Federico fue una víctima colateral del fuego cruzado entre bandas vinculadas al narcotráfico. La moto que lo embistió era conducida por Luis Lisandro Mena, un “lugarteniente” de los hermanos Cantero, los líderes de Los Monos. Esa madrugada, se trasladaba en su rodado (Honda Titán 150)  junto a un joven de 17 años. Otra moto se puso a su lado en el semáforo de Oroño y Batlle y Ordóñez. El acompañante desenfundó un arma y disparó todo el cargador. Cuatro proyectiles impactaron en Mena, quien en una reacción instintiva aceleró a fondo tratando de huir de la zona. Los 110 kilos de metal del vehículo impactaron en el cuerpo de Federico.

Mena vivía en barrio 17 de Agosto, donde era conocido como “El Tano”. Tenía apenas 20 años. Su nombre apareció por primera vez en los medios de comunicación cuando asesinaron a Claudio “El Pájaro” Cantero en la puerta de un boliche de Villa Gobernador Gálvez. Estaba a su lado cuando lo ejecutaron. Fue la última persona que vio con vida al máximo líder de la banda. Mena no salió ileso de la balacera: recibió dos impactos en el brazo derecho y uno en una pierna. 

En aquel momento, el juez Juan Carlos Vienna, a cargo de la investigación abierta tras el asesinato de Martín "Fantasma" Paz, ordenó su captura.
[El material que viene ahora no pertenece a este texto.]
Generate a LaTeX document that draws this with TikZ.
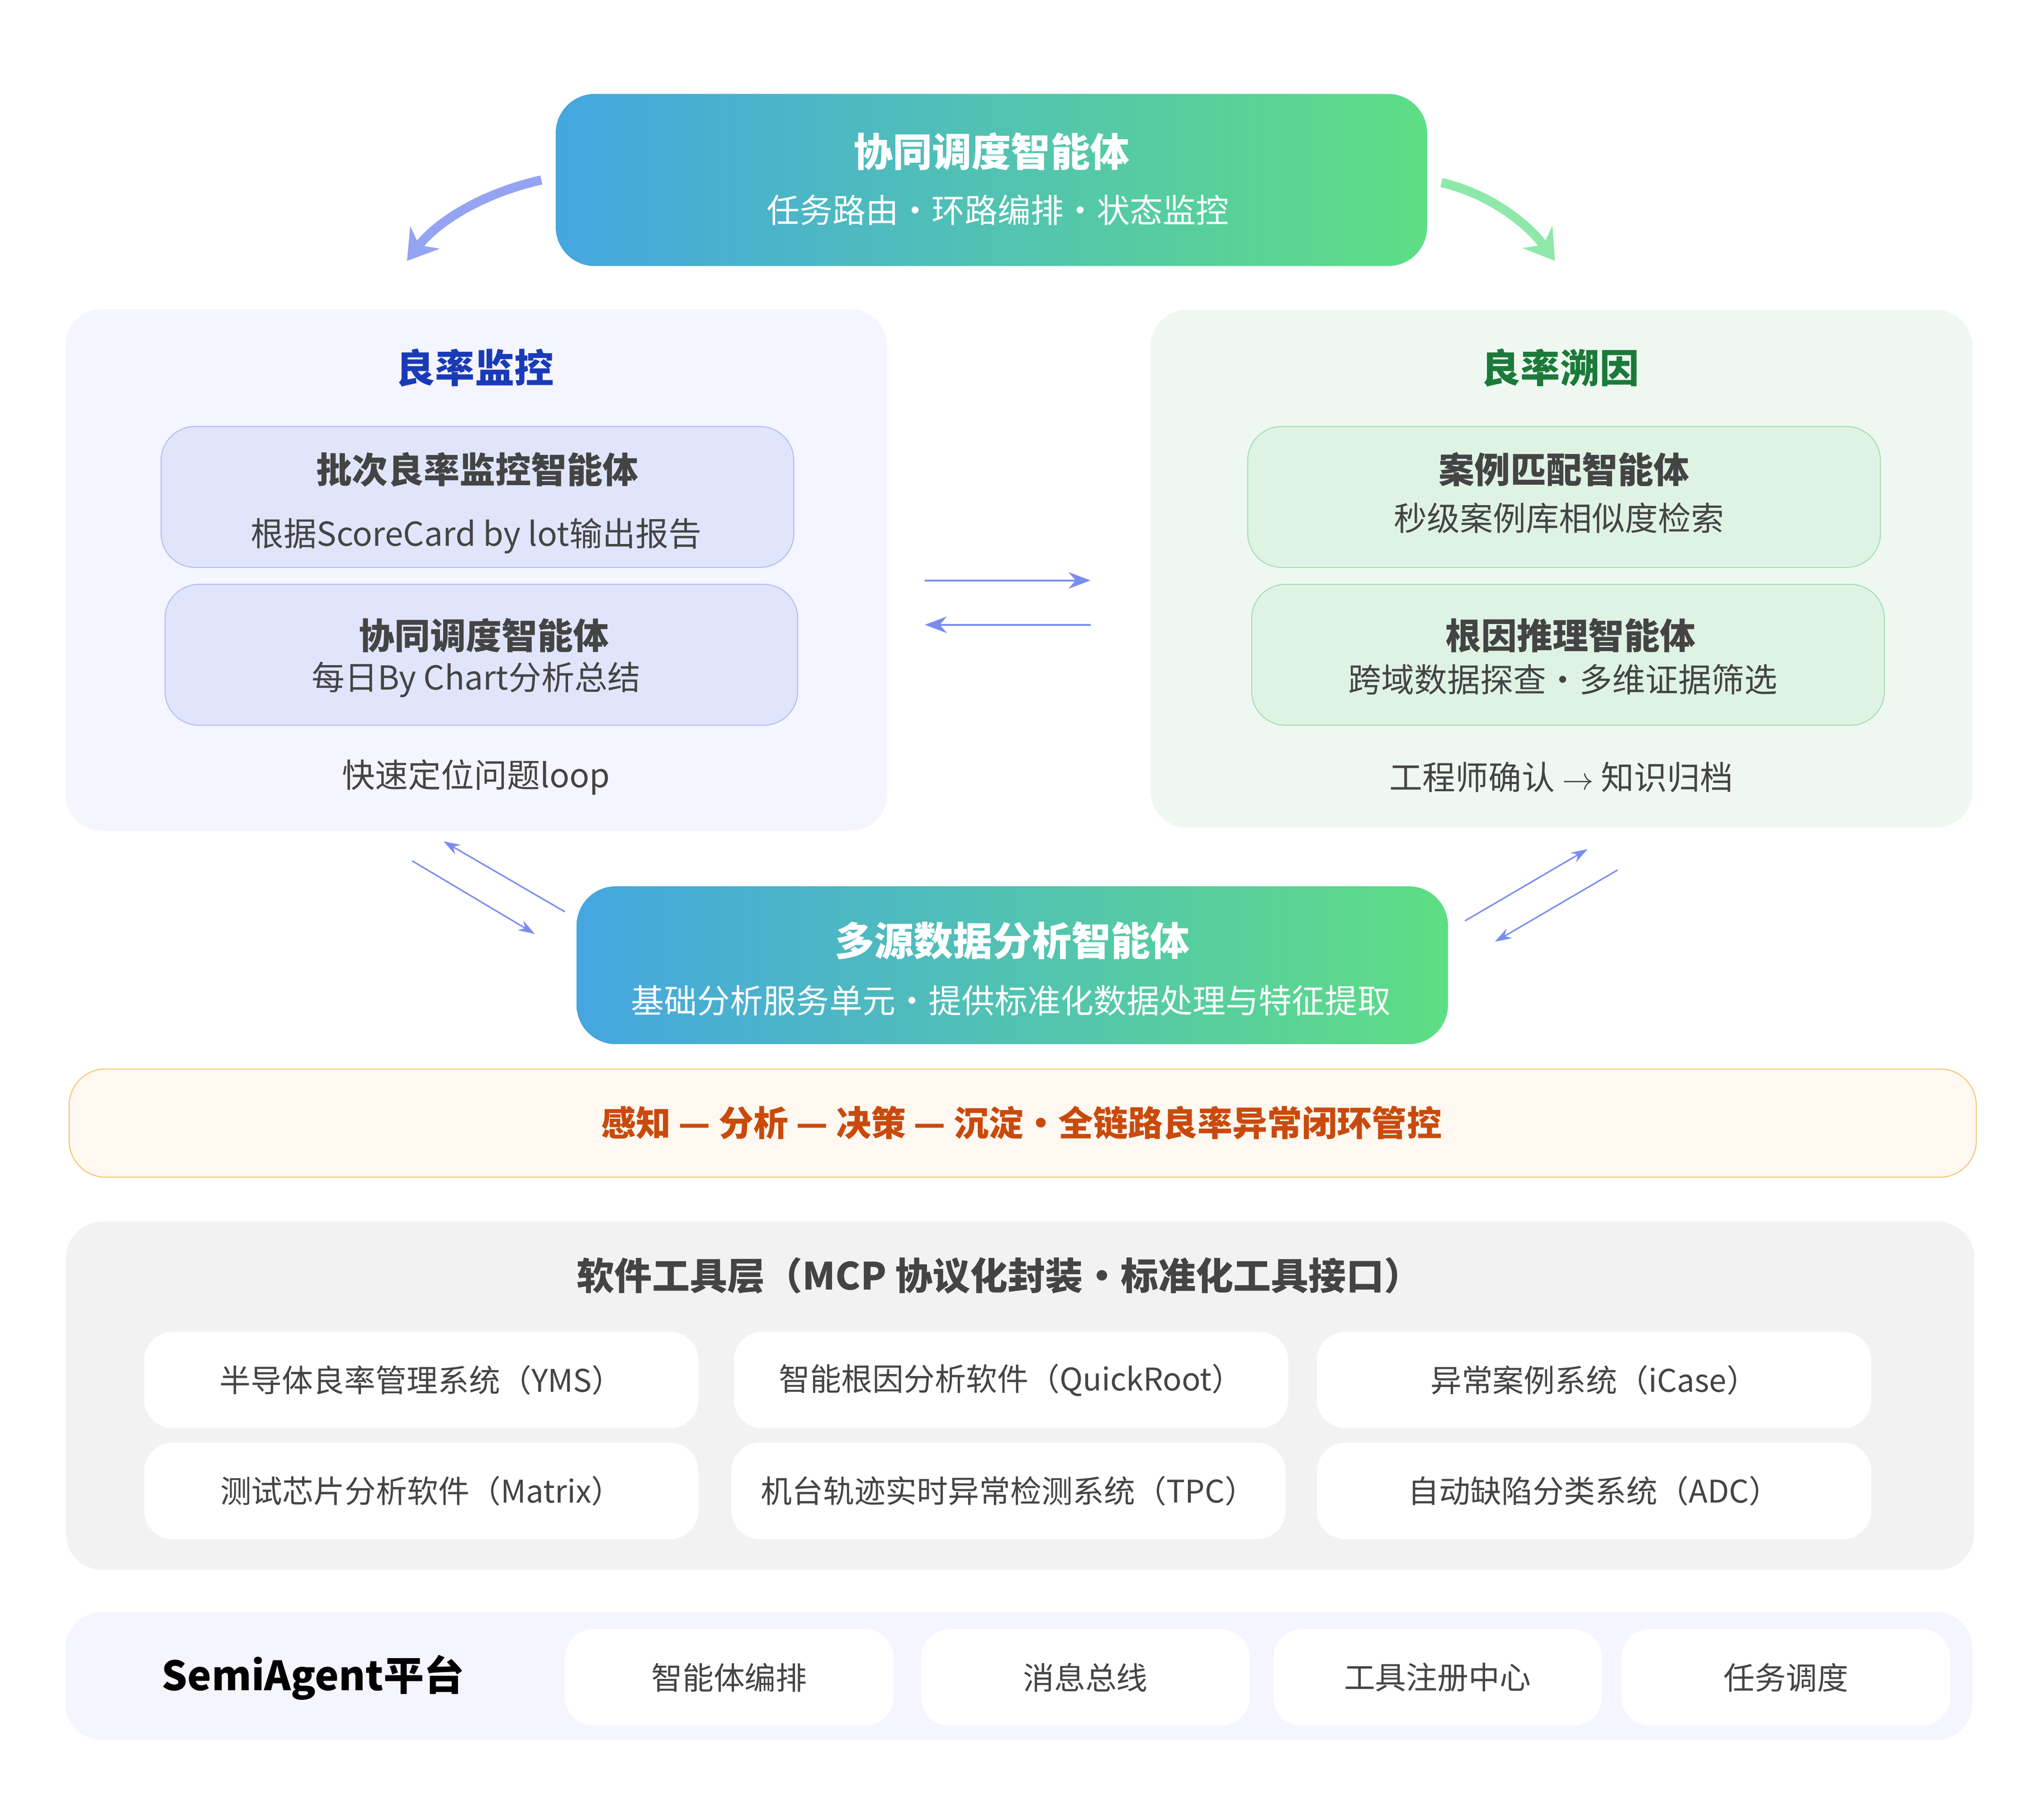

El joven fue arrestado dos meses más tarde por otra causa. Cayó en desgracia por una denuncia por amenazas con un arma de fuego que había hecho una vecina de su barrio. Mena fue a parar a la cárcel de Piñero. Había recuperado la libertad pocos días antes de ser asesinado.

La muerte de Federico Manattini quedó caratulada como "homicidio en accidente de tránsito". Nunca se supo quién jaló el gatillo que provocó el fatal y trágico desenlace.